I learned earlier today that classical music documentary maker Christopher Nupen had died.
Nupen is a big deal. He captured classical music artists on film at a point in time when they were regarded as relative rock stars. Search the internet and you’ll find black and white footage of Jacqueline du Pre and Daniel Barenboim and marvel at the joy found in endless candid moments. You might even wonder what changed between then and now. We celebrated them then. Why not now?
Nupen’s impact was in part secured by his modest delivery. Images were given priority. He was the master capturing behind the scenes footage. His scriptwriting was old school too: writing to pictures; show don’t tell. Given the team he surrounded himself with he might even be talked about as a creative leader too.

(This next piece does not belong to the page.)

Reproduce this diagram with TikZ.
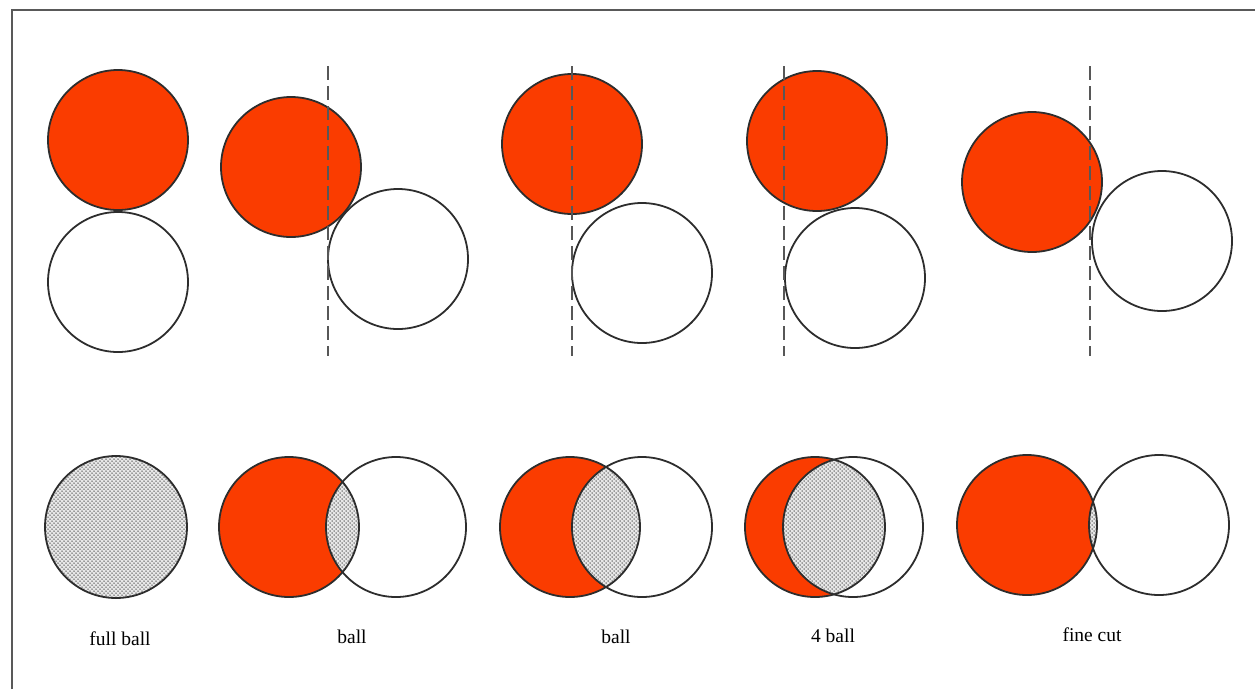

I posted earlier on Twitter and Facebook about his death. Got his death age wrong (by 2 years) and the original broadcast of his profile has on iPlayer wrong by 40. Minutes later, a corrective tweet is issued by one of his ‘creative producers’ at Allegro Films advising me of my errors.
Like it really matters THAT much. The man was brilliant. I enjoyed his work A Great Deal. But he’s dead now. Who’s really that offended that I got his age wrong or mistyped the date of his profile broadcast?
The classical music world really can be the snarky mean-spirited community it’s often criticised being. I used to defend it when others said so. Why bother now? Why do we now choose to overlook intent?